YORK COUNTY, Va. — Author's note: the above video is on file from 2019.
With no end in sight for the COVID-19 pandemic, localities in Hampton Roads continue to cancel upcoming events, and that's now beginning to include fireworks celebrations for the 4th of July.
In Virginia Beach, the following events have been canceled:
- Fourth of July Fireworks at both the Oceanfront and Mount Trashmore Park locations
- Mount Trashmore Summer Carnival, which was scheduled to take place May 29-June 23
- Party at the Pier, sponsored by Siebert Realty, which was scheduled for June 19 at Little Island Park and Fishing Pier
“We are disappointed that these signature events must be canceled this year,” said Mayor Bobby Dyer in a press release. “However, the health and safety of people who live, work and play in Virginia Beach is a top priority.

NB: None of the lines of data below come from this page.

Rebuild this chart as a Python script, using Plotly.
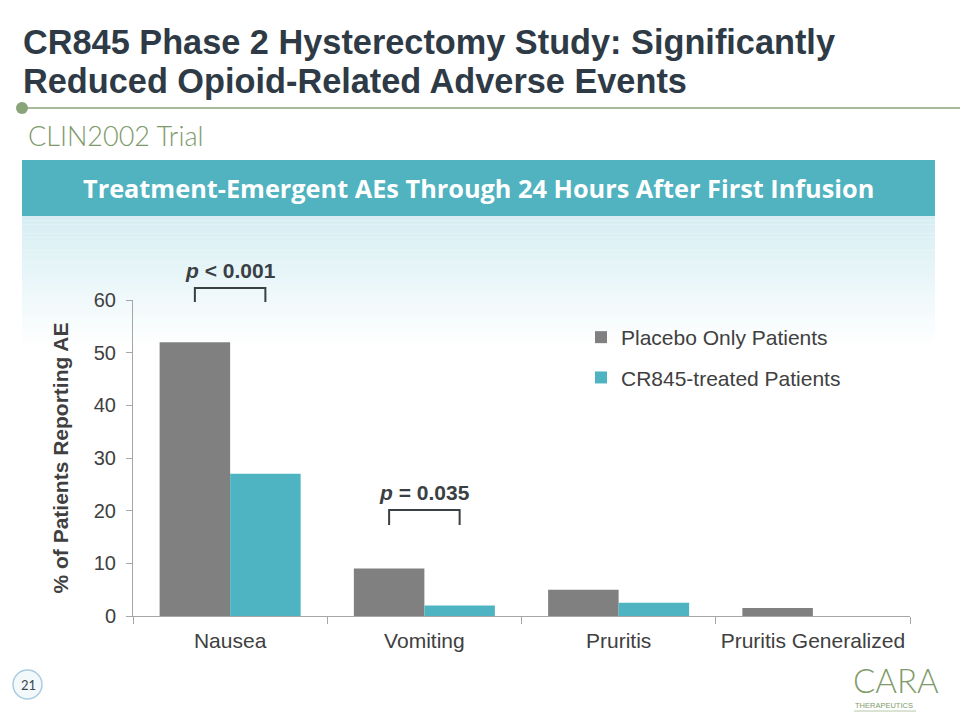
import plotly.graph_objects as go

categories = ["Nausea", "Vomiting", "Pruritis", "Pruritis Generalized"]
placebo = [52, 9, 5, 1.5]
cr845 = [27, 2, 2.5, 0]
series_names = ["Placebo Only Patients", "CR845-treated Patients"]
y_ticks = [0, 10, 20, 30, 40, 50, 60]
p_labels = ["<i>p</i> < 0.001", "<i>p</i> = 0.035"]
p_index = [0, 1]

W, H = 960, 720
L, R, T, B = 133, 50, 300, 104
BARGAP = 0.274

fig = go.Figure()
fig.add_trace(go.Bar(x=categories, y=placebo, name=series_names[0],
                     marker=dict(color="#808080", line=dict(width=0)),
                     legendgroup="a"))
fig.add_trace(go.Bar(x=categories, y=cr845, name=series_names[1],
                     marker=dict(color="#4fb4c1", line=dict(width=0)),
                     legendgroup="b"))


def px_x(x):
    return (x - L) / (W - L - R)


def px_y(y):
    return (H - B - y) / (H - T - B)


shapes = []
# gradient band below header
n = 30
top, bot = 216, 345
for i in range(n):
    y0 = top + (bot - top) * i / n
    y1 = top + (bot - top) * (i + 1) / n
    a = 1 - i / n
    shapes.append(dict(type="rect", xref="paper", yref="paper",
                       x0=px_x(22), x1=px_x(935),
                       y0=px_y(y1), y1=px_y(y0),
                       fillcolor=f"rgba(214,238,243,{a:.3f})", line=dict(width=0),
                       layer="below"))

# header banner
shapes.append(dict(type="rect", xref="paper", yref="paper",
                   x0=px_x(22), x1=px_x(935), y0=px_y(216), y1=px_y(160),
                   fillcolor="#50b3bf", line=dict(width=0), layer="below"))
# title rule
shapes.append(dict(type="line", xref="paper", yref="paper",
                   x0=px_x(22), x1=px_x(960), y0=px_y(108), y1=px_y(108),
                   line=dict(color="#8aa47a", width=1.5)))
shapes.append(dict(type="circle", xref="paper", yref="paper",
                   x0=px_x(16), x1=px_x(28), y0=px_y(102), y1=px_y(114),
                   fillcolor="#8aa47a", line=dict(width=0)))
# page number circle
shapes.append(dict(type="circle", xref="paper", yref="paper",
                   x0=px_x(13), x1=px_x(42), y0=px_y(670), y1=px_y(699),
                   fillcolor="#f3f8fb", line=dict(color="#a9cde0", width=1.5)))
# logo underline
shapes.append(dict(type="line", xref="paper", yref="paper",
                   x0=px_x(854), x1=px_x(916), y0=px_y(711), y1=px_y(711),
                   line=dict(color="#b4c6a8", width=1)))

# significance brackets
off = (1 - BARGAP) / 4
for k, idx in enumerate(p_index):
    xa = idx - off
    xb = idx + off
    ytop = [288, 510][k]
    ybot = [302, 525][k]
    path = (f"M{xa},{px_y(ybot)} L{xa},{px_y(ytop)} L{xb},{px_y(ytop)} L{xb},{px_y(ybot)}")
    shapes.append(dict(type="path", xref="x", yref="paper", path=path,
                       line=dict(color="#3a3f44", width=2)))

annotations = []
for k, idx in enumerate(p_index):
    annotations.append(dict(x=idx, xref="x", y=px_y([270, 492][k]), yref="paper",
                            text=f"<b>{p_labels[k]}</b>", showarrow=False,
                            font=dict(family="Liberation Sans", size=21, color="#3a3f44"),
                            xanchor="center", yanchor="middle"))

annotations += [
    dict(x=px_x(21), y=px_y(41.5), xref="paper", yref="paper", xanchor="left", yanchor="middle",
         text="<b>CR845 Phase 2 Hysterectomy Study: Significantly</b>", showarrow=False,
         font=dict(family="Liberation Sans", size=34.3, color="#2e3a45")),
    dict(x=px_x(21), y=px_y(80.5), xref="paper", yref="paper", xanchor="left", yanchor="middle",
         text="<b>Reduced Opioid-Related Adverse Events</b>", showarrow=False,
         font=dict(family="Liberation Sans", size=34.3, color="#2e3a45")),
    dict(x=px_x(26), y=px_y(135), xref="paper", yref="paper", xanchor="left", yanchor="middle",
         text="CLIN2002 Trial", showarrow=False,
         font=dict(family="Lato", size=27, color="#7e9a6c", weight=300)),
    dict(x=px_x(478), y=px_y(188), xref="paper", yref="paper", xanchor="center", yanchor="middle",
         text="<b>Treatment-Emergent AEs Through 24 Hours After First Infusion</b>", showarrow=False,
         font=dict(family="Open Sans", size=25.3, color="#ffffff")),
    dict(x=px_x(28), y=px_y(685), xref="paper", yref="paper", xanchor="center", yanchor="middle",
         text="21", showarrow=False,
         font=dict(family="Lato", size=13, color="#3a4550")),
    dict(x=px_x(896), y=px_y(680), xref="paper", yref="paper", xanchor="center", yanchor="middle",
         text="CARA", showarrow=False,
         font=dict(family="Lato", size=33, color="#7f9b6b", weight=300)),
    dict(x=px_x(884), y=px_y(705.5), xref="paper", yref="paper", xanchor="center", yanchor="middle",
         text="THERAPEUTICS", showarrow=False,
         font=dict(family="Liberation Sans", size=7.5, color="#7f9b6b")),
]

fig.update_layout(
    width=W, height=H,
    margin=dict(l=L, r=R, t=T, b=B, pad=0),
    paper_bgcolor="white", plot_bgcolor="rgba(0,0,0,0)",
    barmode="group", bargap=BARGAP, bargroupgap=0,
    shapes=shapes, annotations=annotations,
    font=dict(family="Liberation Sans", color="#404040"),
    legend=dict(x=px_x(581), y=px_y(317), xanchor="left", yanchor="top",
                bgcolor="rgba(0,0,0,0)", font=dict(size=21, color="#404040"),
                tracegroupgap=10, traceorder="grouped", itemwidth=30),
    xaxis=dict(type="category", range=[-0.5, 3.5], showline=True, linecolor="#a6a6a6",
               linewidth=1, ticks="outside", tickson="boundaries", ticklen=7,
               tickcolor="#a6a6a6", tickfont=dict(size=21, color="#404040"),
               ticklabelstandoff=6, showgrid=False, zeroline=False),
    yaxis=dict(range=[0, 60], tickvals=y_ticks, showline=True, linecolor="#a6a6a6",
               linewidth=1, ticks="outside", ticklen=6, tickcolor="#a6a6a6",
               tickfont=dict(size=20, color="#404040"), ticklabelstandoff=6,
               showgrid=False, zeroline=False,
               title=dict(text="<b>% of Patients Reporting AE</b>", standoff=19,
                          font=dict(size=21, color="#404040"))),
    showlegend=True,
)

fig.write_html("out.html", config={"displayModeBar": False},
               post_script="document.body.style.margin='0';")
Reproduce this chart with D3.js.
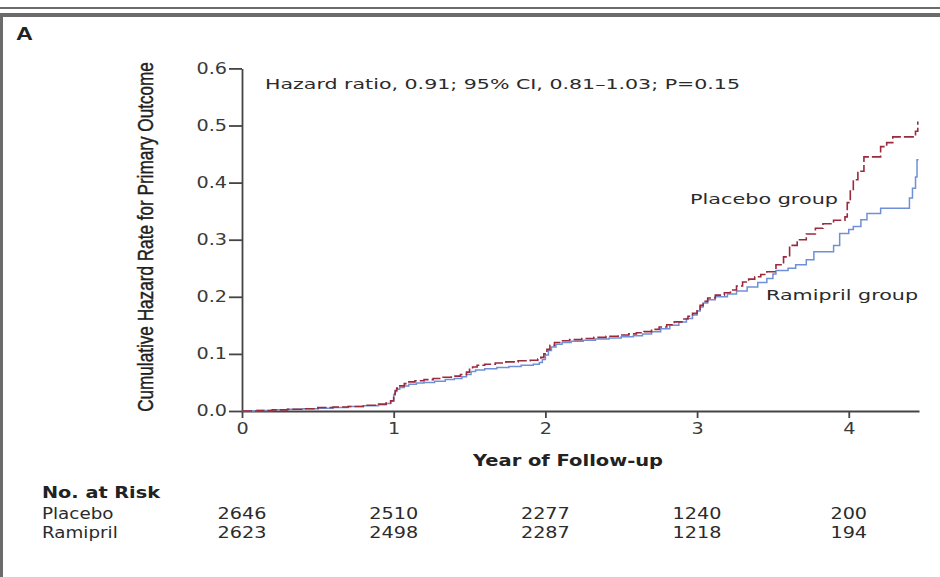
<!DOCTYPE html>
<html><head><meta charset="utf-8">
<script src="https://cdn.jsdelivr.net/npm/d3@7"></script>
<style>body{margin:0;background:#fff}svg{display:block}</style>
</head><body>
<script>
// ---- data ----
const yearTicks = [0, 1, 2, 3, 4];
const hazardTicks = [0, 0.1, 0.2, 0.3, 0.4, 0.5, 0.6];
const placeboT = [0,0.1,0.2,0.3,0.4,0.5,0.6,0.7,0.8,0.9,0.95,0.98,1.0,1.01,1.02,1.04,1.07,1.10,1.14,1.2,1.26,1.32,1.38,1.44,1.48,1.50,1.52,1.55,1.6,1.67,1.74,1.82,1.9,1.95,1.97,1.99,2.01,2.03,2.06,2.10,2.16,2.24,2.32,2.40,2.48,2.55,2.6,2.65,2.70,2.75,2.8,2.85,2.9,2.94,2.97,3.0,3.02,3.04,3.07,3.12,3.18,3.22,3.26,3.30,3.34,3.38,3.42,3.46,3.52,3.57,3.61,3.66,3.72,3.78,3.83,3.9,3.975,3.99,4.01,4.03,4.06,4.10,4.18,4.21,4.25,4.29,4.44,4.455];
const placeboV = [0,0.001,0.002,0.003,0.004,0.006,0.007,0.008,0.010,0.012,0.014,0.018,0.030,0.036,0.040,0.044,0.048,0.051,0.053,0.055,0.057,0.059,0.061,0.064,0.068,0.073,0.077,0.080,0.082,0.084,0.086,0.088,0.089,0.091,0.094,0.100,0.108,0.115,0.120,0.123,0.125,0.127,0.129,0.131,0.133,0.135,0.137,0.139,0.143,0.147,0.151,0.156,0.161,0.166,0.171,0.178,0.185,0.192,0.198,0.203,0.207,0.212,0.219,0.226,0.231,0.235,0.239,0.244,0.256,0.270,0.290,0.300,0.310,0.320,0.328,0.334,0.340,0.365,0.385,0.405,0.420,0.445,0.445,0.463,0.470,0.480,0.490,0.507];
const ramiprilT = [0,0.1,0.2,0.3,0.4,0.5,0.6,0.7,0.8,0.9,0.95,0.98,1.0,1.01,1.02,1.04,1.07,1.10,1.15,1.2,1.27,1.34,1.40,1.45,1.48,1.51,1.54,1.6,1.68,1.76,1.84,1.92,1.96,1.98,2.00,2.02,2.04,2.07,2.11,2.17,2.25,2.33,2.42,2.5,2.58,2.64,2.70,2.76,2.82,2.88,2.93,2.97,3.0,3.02,3.04,3.07,3.12,3.2,3.26,3.33,3.40,3.46,3.5,3.52,3.6,3.65,3.72,3.77,3.87,3.9,3.94,4.0,4.03,4.08,4.12,4.21,4.40,4.42,4.44,4.45,4.46];
const ramiprilV = [0,0.001,0.002,0.003,0.004,0.005,0.006,0.008,0.009,0.011,0.013,0.017,0.028,0.034,0.038,0.041,0.044,0.047,0.049,0.050,0.052,0.055,0.057,0.060,0.064,0.069,0.072,0.074,0.076,0.078,0.080,0.082,0.085,0.090,0.098,0.106,0.112,0.117,0.120,0.122,0.124,0.126,0.128,0.130,0.132,0.135,0.139,0.144,0.150,0.156,0.162,0.168,0.175,0.182,0.189,0.195,0.200,0.205,0.210,0.217,0.225,0.232,0.240,0.246,0.250,0.256,0.265,0.279,0.279,0.290,0.311,0.318,0.323,0.335,0.346,0.355,0.373,0.390,0.410,0.440,0.440];
const riskGroups = ["Placebo", "Ramipril"];
const riskPlacebo = [2646, 2510, 2277, 1240, 200];
const riskRamipril = [2623, 2498, 2287, 1218, 194];

// ---- setup ----
const W = 940, H = 577;
const svg = d3.select("body").append("svg").attr("width", W).attr("height", H);
const FONT = "'DejaVu Sans', 'Open Sans', sans-serif";
const TXT = "#2b2b2b";
const STR = 1.28;
function stretch(sel, k) {
  sel.each(function () {
    const L = this.getComputedTextLength();
    d3.select(this).attr("textLength", L * k).attr("lengthAdjust", "spacingAndGlyphs");
  });
}
function fit(sel, w) { sel.attr("textLength", w).attr("lengthAdjust", "spacingAndGlyphs"); }

// frame
svg.append("rect").attr("x", 0).attr("y", 7).attr("width", W).attr("height", 2).attr("fill", "#6b6b6b");
svg.append("rect").attr("x", 0).attr("y", 13).attr("width", W).attr("height", 4).attr("fill", "#6b6b6b");
svg.append("rect").attr("x", 0).attr("y", 13).attr("width", 3).attr("height", H - 13).attr("fill", "#6b6b6b");

svg.append("text").attr("x", 16).attr("y", 40).text("A")
  .attr("font-family", "'Liberation Sans', Arial, sans-serif").attr("font-weight", "bold")
  .attr("font-size", 18).attr("fill", "#222").call(stretch, 1.3);

const x = d3.scaleLinear().domain([0, 4.463]).range([242, 919]);
const y = d3.scaleLinear().domain([0, 0.6]).range([411, 68.4]);

// axes
const gy = svg.append("g").attr("transform", `translate(${x(0)},0)`)
  .call(d3.axisLeft(y).tickValues(hazardTicks).tickSize(13).tickSizeOuter(0).tickPadding(2).tickFormat(d3.format(".1f")));
const gx = svg.append("g").attr("transform", `translate(0,${y(0)})`)
  .call(d3.axisBottom(x).tickValues(yearTicks).tickSize(7).tickSizeOuter(0).tickPadding(5).tickFormat(d3.format("d")));
[gx, gy].forEach(g => {
  g.select(".domain").attr("stroke", "#444").attr("stroke-width", 1.8);
  g.selectAll(".tick line").attr("stroke", "#444").attr("stroke-width", 1.8);
  g.selectAll(".tick text").attr("font-family", FONT).attr("font-size", 15).attr("fill", "#3a3a3a").call(stretch, STR);
});

// curves
const line = d3.line().x(d => x(d[0])).y(d => y(d[1])).curve(d3.curveStepAfter);
const ramData = ramiprilT.map((t, i) => [t, ramiprilV[i]]);
const plaData = placeboT.map((t, i) => [t, placeboV[i]]);
svg.append("path").attr("d", line(ramData)).attr("fill", "none").attr("stroke", "#6f90d8").attr("stroke-width", 1.5);
svg.append("path").attr("d", line(plaData)).attr("fill", "none").attr("stroke", "#9b2a3c").attr("stroke-width", 1.6)
  .attr("stroke-dasharray", "10,3");

// y title (scaled along its length by a transform, so its box stays true)
const yt = svg.append("text").attr("text-anchor", "middle")
  .attr("font-family", "'Liberation Sans', Arial, sans-serif").attr("font-size", 21.5).attr("fill", "#1e1e1e")
  .attr("stroke", "#1e1e1e").attr("stroke-width", 0.45)
  .text("Cumulative Hazard Rate for Primary Outcome");
const ytLen = yt.node().getComputedTextLength();
yt.attr("transform", `translate(153,237) rotate(-90) scale(${350 / ytLen},1)`);

// x title
svg.append("text").attr("x", 568).attr("y", 466).attr("text-anchor", "middle")
  .attr("font-family", FONT).attr("font-weight", "bold").attr("font-size", 16).attr("fill", "#222")
  .text("Year of Follow-up").call(fit, 190);

// annotations
svg.append("text").attr("x", 265).attr("y", 89).attr("font-family", FONT).attr("font-size", 14.5).attr("fill", TXT)
  .text("Hazard ratio, 0.91; 95% CI, 0.81\u20131.03; P=0.15").call(fit, 475);
svg.append("text").attr("x", 690).attr("y", 204).attr("font-family", FONT).attr("font-size", 14.5).attr("fill", TXT)
  .text("Placebo group").call(fit, 148);
svg.append("text").attr("x", 766).attr("y", 300).attr("font-family", FONT).attr("font-size", 14.5).attr("fill", TXT)
  .text("Ramipril group").call(fit, 152);

// risk table
svg.append("text").attr("x", 42).attr("y", 498).attr("font-family", FONT).attr("font-weight", "bold")
  .attr("font-size", 15).attr("fill", "#222").text("No. at Risk").call(fit, 118);
const rows = [riskPlacebo, riskRamipril];
const rowY = [519, 538];
riskGroups.forEach((g, i) => {
  svg.append("text").attr("x", 42).attr("y", rowY[i]).attr("font-family", FONT).attr("font-size", 15)
    .attr("fill", TXT).text(g).call(stretch, 1.22);
  svg.selectAll(null).data(rows[i]).enter().append("text")
    .attr("x", (d, j) => x(yearTicks[j])).attr("y", rowY[i]).attr("text-anchor", "middle")
    .attr("font-family", FONT).attr("font-size", 15).attr("fill", TXT).text(d => d).call(stretch, STR);
});
</script>
</body></html>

We all play a part in minimizing the spread of COVID-19.”
Even if restrictions on public gatherings are lifted before the Fourth of July, York County said it won't be having its annual Independence Day celebration this summer.
It's a display that usually brings hundreds to the shores of the York River, where British General Charles Cornwallis surrendered to then-Continental General George Washington in October of 1781.
This victory started negotiations between the British and the colonials, and brought about a treaty that ended the Revolutionary War - making the words written in the Declaration of Independence, adopted on July 4 of 1776, a reality.
The county is no less proud of this local victory 239 years later - but widespread local impacts from the pandemic mean "bad news" for this annual celebration.
On its website, York County said the decision to cancel the fireworks and parade had as much to do with the economic challenges of the pandemic as with public safety.
"The health crisis, along with the severity of the financial impacts from the COVID-19 pandemic, have forced the County to continue making operational reductions now and into the next fiscal year," the website said. "This includes the difficult decision to cancel the July 4th fireworks and parade."
County administrator Neil Morgan said financial commitments needed for these events must be made far in advance.
"We may not know until the middle of June what the rules will be or how safe it will be to do things in July, but even under a best case scenario, the idea of encouraging 5,000 people together didn't seem like a wise thing to commit to in April," Morgan said. "Do we want to encourage 5,000 people to come down here, combined with we don't want to commit $100,000 and cancel at the last minute."
The County wrote that right now, local government leaders need to focus on saving as much of the budget as they can salvage.